-------- Records to process --------

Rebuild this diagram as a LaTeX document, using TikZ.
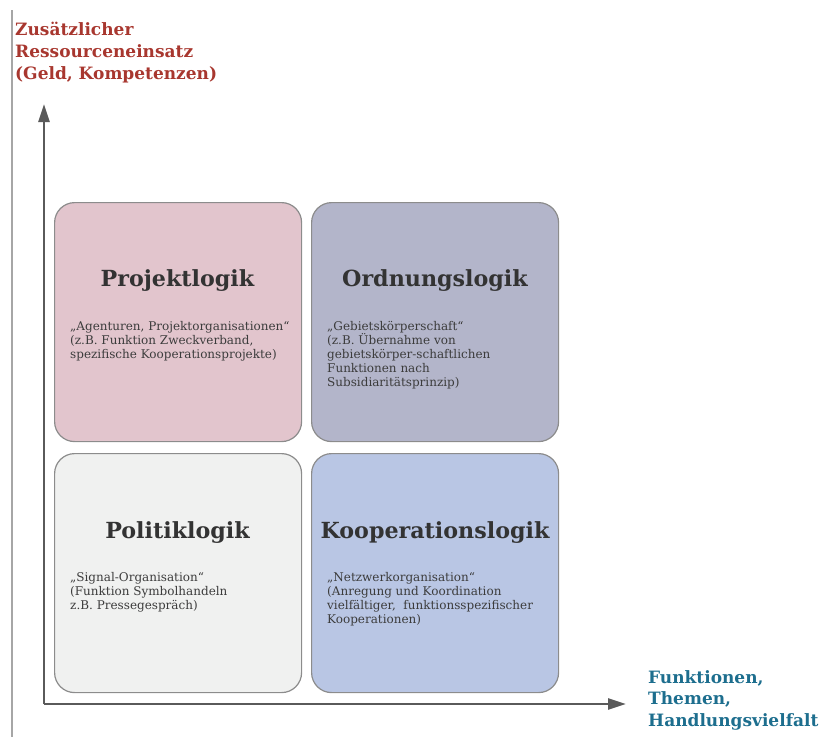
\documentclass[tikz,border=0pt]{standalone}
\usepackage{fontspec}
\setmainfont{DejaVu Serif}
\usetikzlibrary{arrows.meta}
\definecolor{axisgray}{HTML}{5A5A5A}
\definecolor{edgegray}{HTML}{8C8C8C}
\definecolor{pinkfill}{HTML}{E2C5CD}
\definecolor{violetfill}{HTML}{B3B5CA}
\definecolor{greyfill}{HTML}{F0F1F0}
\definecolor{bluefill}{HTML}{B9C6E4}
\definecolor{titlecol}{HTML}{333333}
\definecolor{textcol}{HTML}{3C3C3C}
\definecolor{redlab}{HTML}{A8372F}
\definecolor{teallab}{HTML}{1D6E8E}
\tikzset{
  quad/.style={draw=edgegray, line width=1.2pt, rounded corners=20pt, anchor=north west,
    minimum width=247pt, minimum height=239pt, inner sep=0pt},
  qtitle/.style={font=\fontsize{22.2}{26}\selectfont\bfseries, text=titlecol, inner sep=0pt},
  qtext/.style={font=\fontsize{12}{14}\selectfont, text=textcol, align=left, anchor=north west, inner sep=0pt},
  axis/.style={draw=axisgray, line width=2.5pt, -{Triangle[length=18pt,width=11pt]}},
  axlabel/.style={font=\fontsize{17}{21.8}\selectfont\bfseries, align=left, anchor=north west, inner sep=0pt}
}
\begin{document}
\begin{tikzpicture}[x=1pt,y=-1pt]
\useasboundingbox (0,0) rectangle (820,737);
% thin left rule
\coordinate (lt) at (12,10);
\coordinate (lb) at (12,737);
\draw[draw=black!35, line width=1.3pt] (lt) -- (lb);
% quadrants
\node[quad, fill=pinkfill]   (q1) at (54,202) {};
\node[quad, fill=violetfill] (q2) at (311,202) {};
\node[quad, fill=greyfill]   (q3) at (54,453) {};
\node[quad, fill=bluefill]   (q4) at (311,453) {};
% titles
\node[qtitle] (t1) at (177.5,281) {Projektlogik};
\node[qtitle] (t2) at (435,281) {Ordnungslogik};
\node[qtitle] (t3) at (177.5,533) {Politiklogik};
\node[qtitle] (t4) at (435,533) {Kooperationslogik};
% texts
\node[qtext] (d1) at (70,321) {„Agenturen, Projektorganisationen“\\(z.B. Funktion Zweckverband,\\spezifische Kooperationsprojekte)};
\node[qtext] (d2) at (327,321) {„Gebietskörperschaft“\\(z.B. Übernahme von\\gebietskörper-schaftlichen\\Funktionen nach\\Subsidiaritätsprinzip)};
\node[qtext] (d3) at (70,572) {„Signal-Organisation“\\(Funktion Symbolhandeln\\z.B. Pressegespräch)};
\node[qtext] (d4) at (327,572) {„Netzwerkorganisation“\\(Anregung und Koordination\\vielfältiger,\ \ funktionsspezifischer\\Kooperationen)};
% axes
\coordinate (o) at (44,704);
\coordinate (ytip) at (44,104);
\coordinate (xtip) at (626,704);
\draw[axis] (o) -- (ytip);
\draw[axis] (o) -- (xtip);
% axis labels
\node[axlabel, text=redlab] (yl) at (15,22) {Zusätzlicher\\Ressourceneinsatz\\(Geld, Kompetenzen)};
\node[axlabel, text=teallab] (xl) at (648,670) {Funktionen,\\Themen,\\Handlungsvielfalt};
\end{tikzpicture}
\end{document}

--------
-------- Records to process --------

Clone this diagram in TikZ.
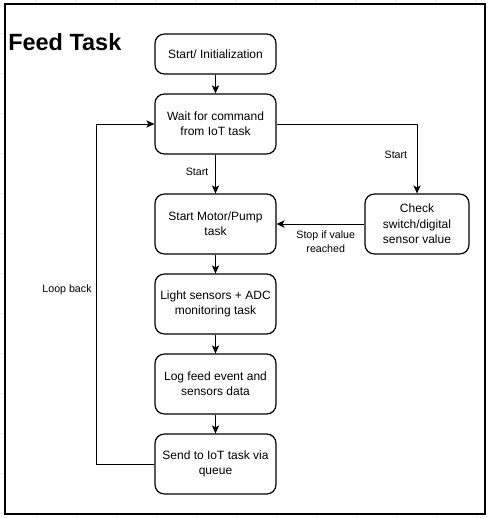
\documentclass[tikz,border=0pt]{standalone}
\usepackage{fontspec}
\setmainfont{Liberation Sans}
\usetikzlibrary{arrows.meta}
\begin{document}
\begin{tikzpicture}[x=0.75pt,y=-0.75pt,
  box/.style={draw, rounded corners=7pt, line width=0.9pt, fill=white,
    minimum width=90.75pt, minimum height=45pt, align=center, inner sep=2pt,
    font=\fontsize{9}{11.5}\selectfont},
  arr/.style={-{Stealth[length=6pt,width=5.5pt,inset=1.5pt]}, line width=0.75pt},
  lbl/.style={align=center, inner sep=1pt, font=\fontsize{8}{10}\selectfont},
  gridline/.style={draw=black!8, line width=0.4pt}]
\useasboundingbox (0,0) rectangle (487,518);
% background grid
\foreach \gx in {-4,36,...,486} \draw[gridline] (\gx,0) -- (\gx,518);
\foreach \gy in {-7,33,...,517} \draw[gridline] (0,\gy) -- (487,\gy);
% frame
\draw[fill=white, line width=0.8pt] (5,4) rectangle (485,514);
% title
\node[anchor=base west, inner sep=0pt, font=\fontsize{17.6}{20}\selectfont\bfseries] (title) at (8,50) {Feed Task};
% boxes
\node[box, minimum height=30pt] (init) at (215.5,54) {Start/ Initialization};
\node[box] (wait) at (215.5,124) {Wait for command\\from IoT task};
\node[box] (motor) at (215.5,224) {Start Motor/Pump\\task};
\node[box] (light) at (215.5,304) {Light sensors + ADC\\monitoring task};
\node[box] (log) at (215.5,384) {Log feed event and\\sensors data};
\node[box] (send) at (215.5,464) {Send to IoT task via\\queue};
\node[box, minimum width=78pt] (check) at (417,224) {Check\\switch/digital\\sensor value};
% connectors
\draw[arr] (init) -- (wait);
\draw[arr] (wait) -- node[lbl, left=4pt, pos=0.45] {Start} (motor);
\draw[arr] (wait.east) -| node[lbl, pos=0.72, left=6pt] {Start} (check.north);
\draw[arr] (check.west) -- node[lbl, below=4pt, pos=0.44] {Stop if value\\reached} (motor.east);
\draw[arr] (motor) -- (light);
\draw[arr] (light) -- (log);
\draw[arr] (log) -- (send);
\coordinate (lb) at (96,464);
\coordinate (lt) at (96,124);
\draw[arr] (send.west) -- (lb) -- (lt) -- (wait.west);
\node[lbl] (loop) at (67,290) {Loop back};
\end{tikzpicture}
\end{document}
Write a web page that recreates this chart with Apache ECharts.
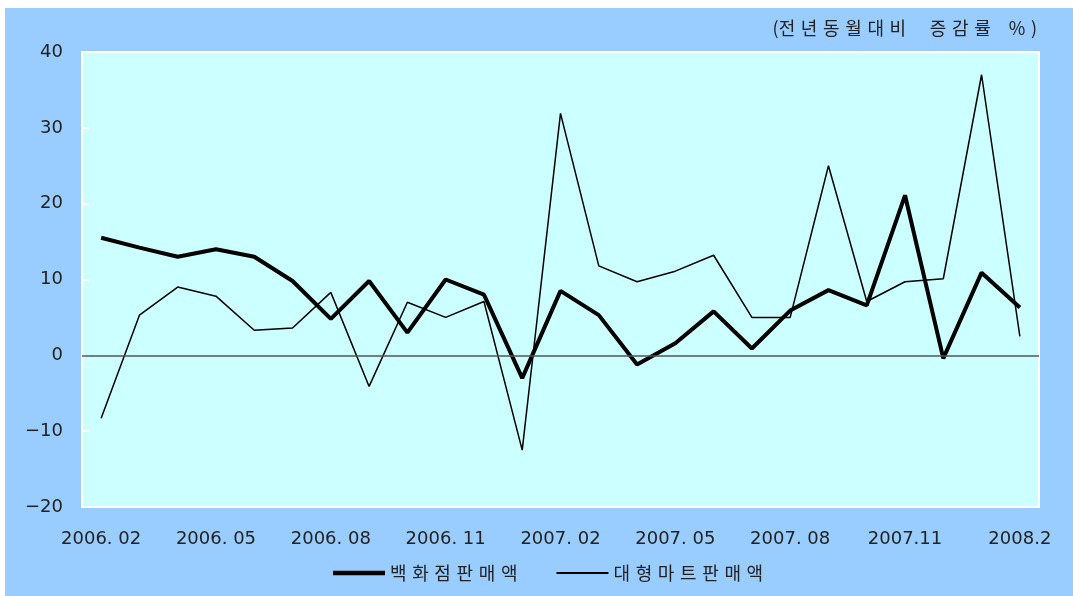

--------

■ **Objective**:
Copy down every line of the entries containing the word "diagram".

■ **The output**:
Rebuild this diagram as a LaTeX document, using TikZ.
Clone this diagram in TikZ.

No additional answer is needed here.